Residents from Patsing informal settlement near Lenasia, in southern Johannesburg, have vowed to die for the land they are occupying.
On Monday, residents gathered singing struggle songs and toyi-toying outside the settlement as the provincial government's leaders and City of Johannesburg mayor Geoff Makhubo launched an "anti-land invasion strategy".
The programme would see the government deploy about 1 500 community safety patrollers across the province. Makhubo launched the initiative with Gauteng Human Settlements, Urban Planning and Cooperative Governance MEC Lebogang Maile, Community Safety MEC Faith Mazibuko and Infrastructure Development MEC Tasneem Motara.
The patrollers will be tasked with working with law enforcement agencies to report any illegal land occupations at identified hotspots.
The officials said they decided to announce the initiative in the area because it was one of the hotspots, with people occupying the land partly owned by the government.
Maile said the illegal land occupation created problems for government's planning and development, intended to benefit communities.
"These people have come here illegally; soon there will be a service delivery protest because there is no water, electricity, and that's not planned for, and government will be accused of being incompetent; of not caring and all that," Maile said.
But as the officials addressed the media across the road from the illegal structures, a group of residents broke out in song, with some waving placards reading "the land is for us".
Security was tight with police officers in nyalas also on site to monitor the situation. The group dispersed after being addressed by their community leaders.
Officials, however, did not speak to the protesters.
Sibusiso Mokoena, who has been living in the informal settlement for over a year, said he had moved here from a different area, where he lived in a dwelling he paid rent for.

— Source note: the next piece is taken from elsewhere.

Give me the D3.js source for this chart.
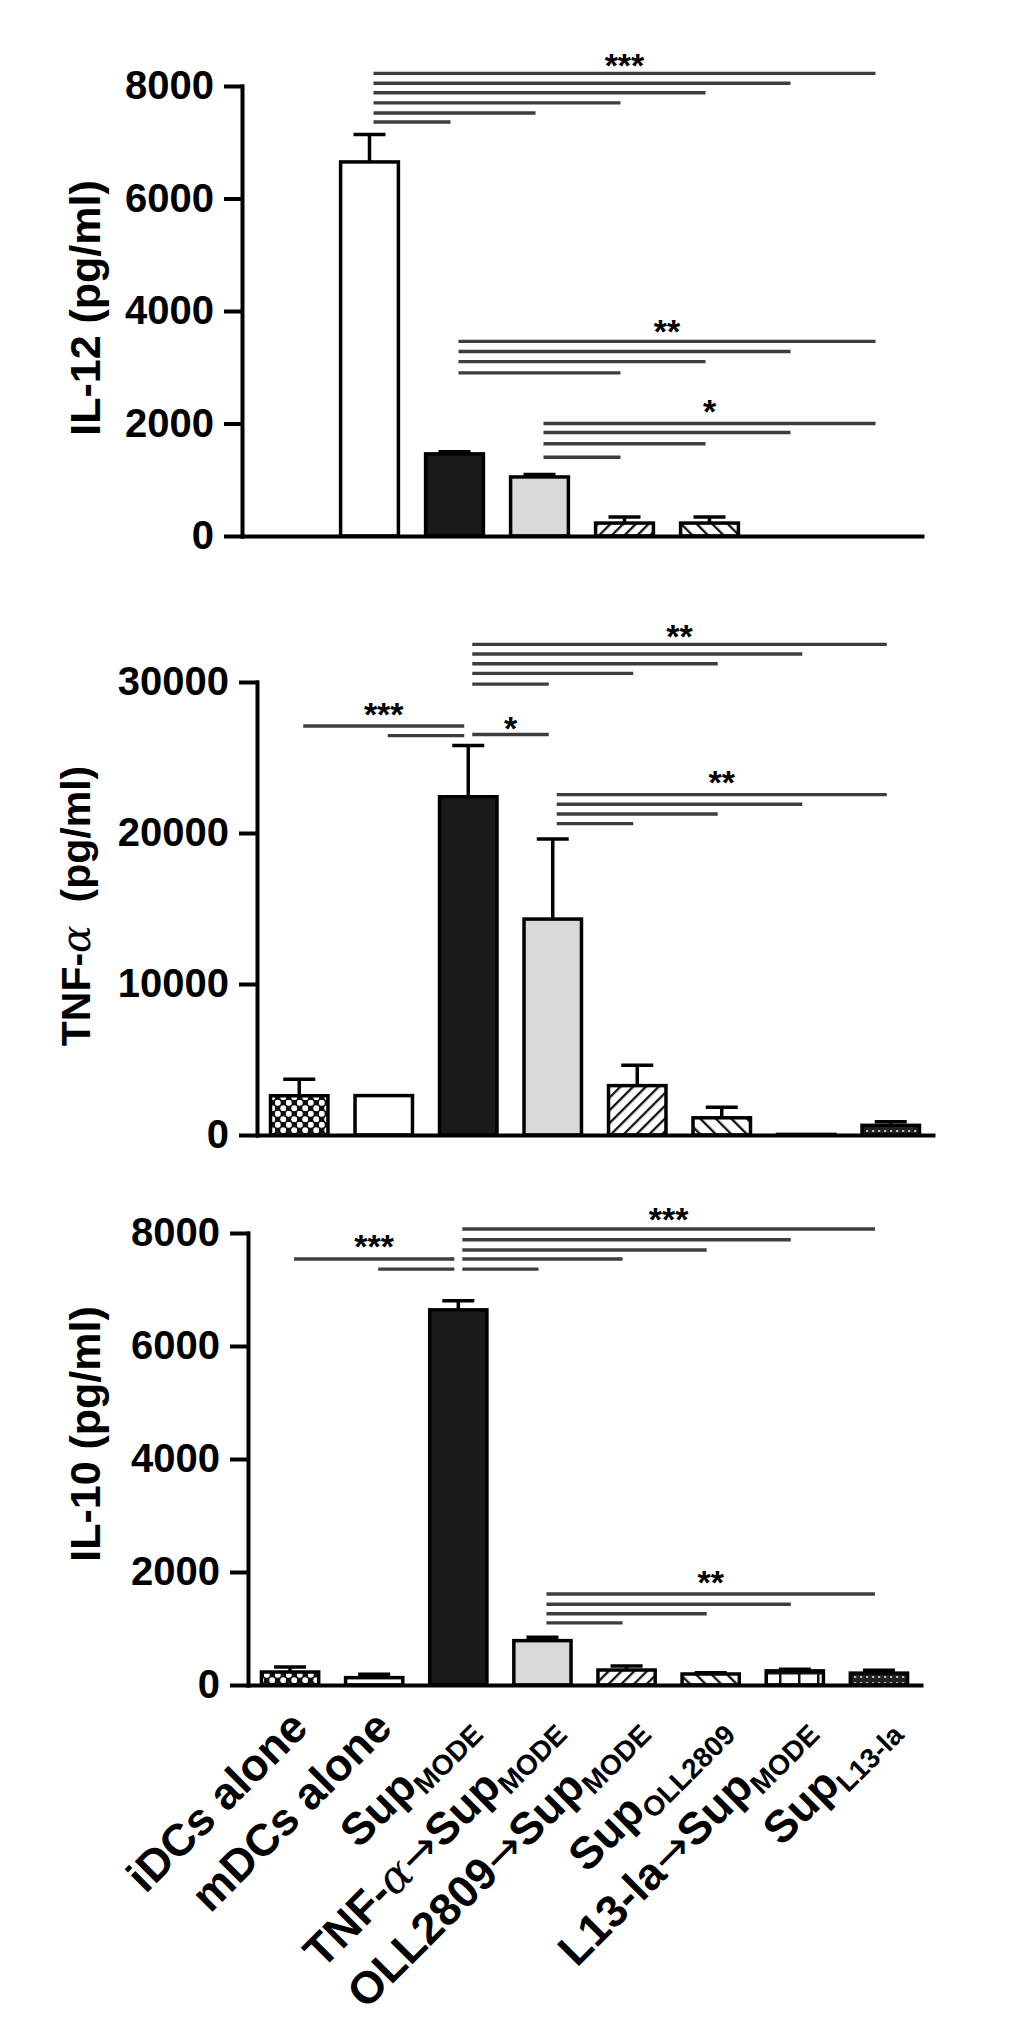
<!DOCTYPE html>
<html lang="en">
<head>
<meta charset="UTF-8" />
<title>IL-12, TNF-α and IL-10 secretion</title>
<script src="https://d3js.org/d3.v7.min.js"></script>
<style>
  html, body { margin: 0; padding: 0; background: #fff; }
  svg { display: block; font-family: "Liberation Sans", Arial, sans-serif; }
</style>
</head>
<body>
<svg id="chart" width="1012" height="2037"></svg>
<script>
  // groups on the x axis (main text + subscript)
  const categories = ["iDCs alone", "mDCs alone", "Sup", "TNF-α→Sup", "OLL2809→Sup", "Sup", "L13-la→Sup", "Sup"];
  const subscripts = ["", "", "MODE", "MODE", "MODE", "OLL2809", "MODE", "L13-la"];

  const il12Ticks = [0, 2000, 4000, 6000, 8000];
  const tnfTicks = [0, 10000, 20000, 30000];
  const il10Ticks = [0, 2000, 4000, 6000, 8000];

  const il12Mean = [null, 6650, 1460, 1050, 230, 230, null, null];
  const il12Err  = [null, 490, 40, 45, 110, 110, null, null];
  const tnfMean  = [2600, 2610, 22400, 14300, 3270, 1140, 40, 640];
  const tnfErr   = [1100, 0, 3400, 5300, 1350, 700, 0, 230];
  const il10Mean = [230, 130, 6640, 785, 265, 195, 250, 210];
  const il10Err  = [90, 60, 160, 60, 70, 20, 30, 50];

  // significance brackets: [from, to, height] + star label
  const il12Sig = [
    { pairs: [[1, 2, 7360], [1, 3, 7520], [1, 4, 7700], [1, 5, 7880], [1, 6, 8050], [1, 7, 8225]], label: "***", labelAt: 8490 },
    { pairs: [[2, 4, 2900], [2, 5, 3100], [2, 6, 3280], [2, 7, 3460]], label: "**", labelAt: 3770 },
    { pairs: [[3, 4, 1400], [3, 5, 1640], [3, 6, 1840], [3, 7, 2000]], label: "*", labelAt: 2340 }
  ];
  const tnfSig = [
    { pairs: [[0, 2, 27090], [1, 2, 26450]], label: "***", labelAt: 28370 },
    { pairs: [[2, 3, 26520]], label: "*", labelAt: 27440 },
    { pairs: [[2, 3, 29860], [2, 4, 30570], [2, 5, 31210], [2, 6, 31850], [2, 7, 32490]], label: "**", labelAt: 33480 },
    { pairs: [[3, 4, 20620], [3, 5, 21260], [3, 6, 21900], [3, 7, 22540]], label: "**", labelAt: 23820 }
  ];
  const il10Sig = [
    { pairs: [[0, 2, 7540], [1, 2, 7360]], label: "***", labelAt: 7890 },
    { pairs: [[2, 3, 7360], [2, 4, 7540], [2, 5, 7700], [2, 6, 7880], [2, 7, 8070]], label: "***", labelAt: 8370 },
    { pairs: [[3, 4, 1100], [3, 5, 1260], [3, 6, 1430], [3, 7, 1610]], label: "**", labelAt: 1950 }
  ];

  const groups = categories.map((c, i) => c + subscripts[i]);
  const fills = ["url(#dots)", "#fff", "#1a1a1a", "#d9d9d9", "url(#hatchUp)", "url(#hatchDown)", "url(#grid)", "url(#fine)"];

  const svg = d3.select("#chart");
  svg.append("rect").attr("width", 1012).attr("height", 2037).attr("fill", "#fff");

  // ---- fill patterns
  const defs = svg.append("defs");
  const dots = defs.append("pattern").attr("id", "dots").attr("patternUnits", "userSpaceOnUse")
    .attr("width", 11).attr("height", 11);
  dots.append("rect").attr("width", 11).attr("height", 11).attr("fill", "#111");
  dots.append("circle").attr("cx", 2.75).attr("cy", 2.75).attr("r", 3).attr("fill", "#fff");
  dots.append("circle").attr("cx", 8.25).attr("cy", 8.25).attr("r", 3).attr("fill", "#fff");

  [["hatchUp", 45, 9], ["hatchDown", -45, 11]].forEach(([id, angle, w]) => {
    const p = defs.append("pattern").attr("id", id).attr("patternUnits", "userSpaceOnUse")
      .attr("width", w).attr("height", w).attr("patternTransform", `rotate(${angle})`);
    p.append("rect").attr("width", w).attr("height", w).attr("fill", "#fff");
    p.append("line").attr("x1", 1).attr("x2", 1).attr("y1", 0).attr("y2", w)
      .attr("stroke", "#111").attr("stroke-width", 2.6);
  });

  const grid = defs.append("pattern").attr("id", "grid").attr("patternUnits", "userSpaceOnUse")
    .attr("width", 19).attr("height", 19);
  grid.append("rect").attr("width", 19).attr("height", 19).attr("fill", "#fff");
  grid.append("path").attr("d", "M1,0V19M0,1H19").attr("stroke", "#111").attr("stroke-width", 3);

  const fine = defs.append("pattern").attr("id", "fine").attr("patternUnits", "userSpaceOnUse")
    .attr("width", 6).attr("height", 6);
  fine.append("rect").attr("width", 6).attr("height", 6).attr("fill", "#222");
  fine.append("rect").attr("x", 2).attr("y", 2).attr("width", 2.2).attr("height", 2).attr("fill", "#bbb");

  // write a string into a <text>, giving α and → their own glyph styles
  function richText(sel, str) {
    str.split(/(α|→)/).filter(s => s !== "").forEach(s => {
      const ts = sel.append("tspan").text(s);
      if (s === "α") ts.attr("font-family", "'DejaVu Serif', serif").attr("font-style", "italic").attr("font-weight", "normal");
      if (s === "→") ts.attr("font-family", "'DejaVu Sans', sans-serif").attr("font-weight", "normal");
    });
  }

  const panels = [
    { mean: il12Mean, err: il12Err, sig: il12Sig, ticks: il12Ticks, x0: 242, x1: 922, yTop: 86, yBase: 536,
      title: "IL-12 (pg/ml)", titleSize: 43, titleX: 100, titleY: 308, labels: false },
    { mean: tnfMean, err: tnfErr, sig: tnfSig, ticks: tnfTicks, x0: 257, x1: 933, yTop: 682, yBase: 1135,
      title: "TNF-α\u00a0\u00a0(pg/ml)", titleSize: 41, titleX: 90, titleY: 906, labels: false },
    { mean: il10Mean, err: il10Err, sig: il10Sig, ticks: il10Ticks, x0: 248, x1: 921, yTop: 1233, yBase: 1685,
      title: "IL-10 (pg/ml)", titleSize: 43, titleX: 100, titleY: 1434, labels: true }
  ];

  panels.forEach(p => {
    const g = svg.append("g");
    const x = d3.scaleBand().domain(groups).range([p.x0, p.x1]).paddingInner(0.32).paddingOuter(0.16);
    const y = d3.scaleLinear().domain([0, d3.max(p.ticks)]).range([p.yBase, p.yTop]);
    const cx = i => x(groups[i]) + x.bandwidth() / 2;

    const rows = groups.map((k, i) => ({ k, i, v: p.mean[i], e: p.err[i] })).filter(d => d.v != null);

    // bars
    g.append("g").selectAll("rect").data(rows).join("rect")
      .attr("x", d => x(d.k)).attr("width", x.bandwidth())
      .attr("y", d => y(d.v)).attr("height", d => y(0) - y(d.v))
      .attr("fill", d => fills[d.i]).attr("stroke", "#000").attr("stroke-width", 3.5);

    // error bars (upper only)
    const eb = g.append("g").attr("stroke", "#000").attr("stroke-width", 3.5)
      .selectAll("g").data(rows.filter(d => d.e > 0)).join("g");
    eb.append("line").attr("x1", d => cx(d.i)).attr("x2", d => cx(d.i))
      .attr("y1", d => y(d.v)).attr("y2", d => y(d.v + d.e));
    eb.append("line").attr("x1", d => cx(d.i) - 16).attr("x2", d => cx(d.i) + 16)
      .attr("y1", d => y(d.v + d.e)).attr("y2", d => y(d.v + d.e));

    // axes
    const ya = g.append("g").attr("transform", `translate(${p.x0},0)`)
      .call(d3.axisLeft(y).tickValues(p.ticks).tickSize(16).tickPadding(12).tickSizeOuter(0).tickFormat(d3.format("d")));
    ya.selectAll("path, line").attr("stroke", "#000").attr("stroke-width", 4).attr("stroke-linecap", "square");
    ya.selectAll("text").attr("font-size", 40).attr("font-weight", "bold").attr("fill", "#000")
      .attr("font-family", "'Liberation Sans', Arial, sans-serif");

    const xa = g.append("g").attr("transform", `translate(0,${p.yBase})`)
      .call(d3.axisBottom(x).tickSize(0).tickSizeOuter(0).tickFormat(""));
    xa.select(".domain").attr("stroke", "#000").attr("stroke-width", 4).attr("stroke-linecap", "square");

    // significance brackets
    p.sig.forEach(s => {
      g.append("g").selectAll("line").data(s.pairs).join("line")
        .attr("x1", d => cx(d[0]) + 4).attr("x2", d => cx(d[1]) - 4)
        .attr("y1", d => y(d[2])).attr("y2", d => y(d[2]))
        .attr("stroke", "#3d3d3d").attr("stroke-width", 3.4);
      const longest = s.pairs.reduce((a, b) => (cx(b[1]) - cx(b[0]) > cx(a[1]) - cx(a[0]) ? b : a));
      g.append("text")
        .attr("x", (cx(longest[0]) + cx(longest[1])) / 2)
        .attr("y", y(s.labelAt) + 19)
        .attr("text-anchor", "middle").attr("font-size", 34).attr("font-weight", "bold")
        .text(s.label);
    });

    // y title
    const t = g.append("text")
      .attr("transform", `translate(${p.titleX},${p.titleY}) rotate(-90)`)
      .attr("text-anchor", "middle").attr("font-size", p.titleSize).attr("font-weight", "bold");
    richText(t, p.title);

    // category labels under the last panel
    if (p.labels) {
      const lab = g.append("g").selectAll("text").data(groups).join("text")
        .attr("transform", (d, i) => `translate(${cx(i) + 20},${p.yBase + 45}) rotate(-45)`)
        .attr("text-anchor", "end").attr("font-size", 45).attr("font-weight", "bold");
      lab.each(function (d, i) {
        const sel = d3.select(this);
        richText(sel, categories[i]);
        if (subscripts[i]) sel.append("tspan").attr("font-size", 28).attr("dy", 9).text(subscripts[i]);
      });
    }
  });
</script>
</body>
</html>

He said he could no longer afford rent and moved to the area where he built himself a shack.
"When it is time to vote, they beg us, but now they are harassing us. They come and waste our money by demolishing our shacks while we are at work. Where must we go?
"All we want is for the government to give us something in writing to say we are now legally occupying this land. Enough is enough, and we are going nowhere," Mokoena said.
Residents said their shacks had been demolished twice before - in January and April - and if government returned to remove them, they would also start damaging flats nearby.
Community leader Thabo Molatoudi, who was born on the farm and had been living in the area for almost 30 years, said they had only moved towards the main road from deep inside the informal settlement because trees were falling on top of their shacks. He said they were not new and had tried on multiple occasions to engage with government.
"We have been asking to be relocated to this area here because of safety reasons, but nobody seems to be listening. But when the community is doing it for themselves, then it becomes a problem.
"This, to somebody sitting in a high office, is a shack. To me, it's a home. These are not shacks. These are people's homes. I am going to die for this property, my home. Because when they take my home, they might as well kill me," Molatoudi said.
Maile said there was a surge in people illegally occupying land, with people taking advantage of the fact that they were not allowed to be evicted during the national lockdown.
He said the provincial government would be intensifying its roll-out of the "rapid land response programme".
Maile added that government had, in its possession, several court orders that it would execute and use to evict those illegally occupying land, but that would only be done post the lockdown when the regulations were no longer in effect.
"We have got at least a million people who are waiting for houses in Gauteng and we know and understand that this is a big problem, which has to be tackled in a systematic way, orderly manner and that is why, in our housing, one of the things is to release land through our rapid land release programme," the MEC said.
But residents said they were ready for any upcoming evictions and would retaliate.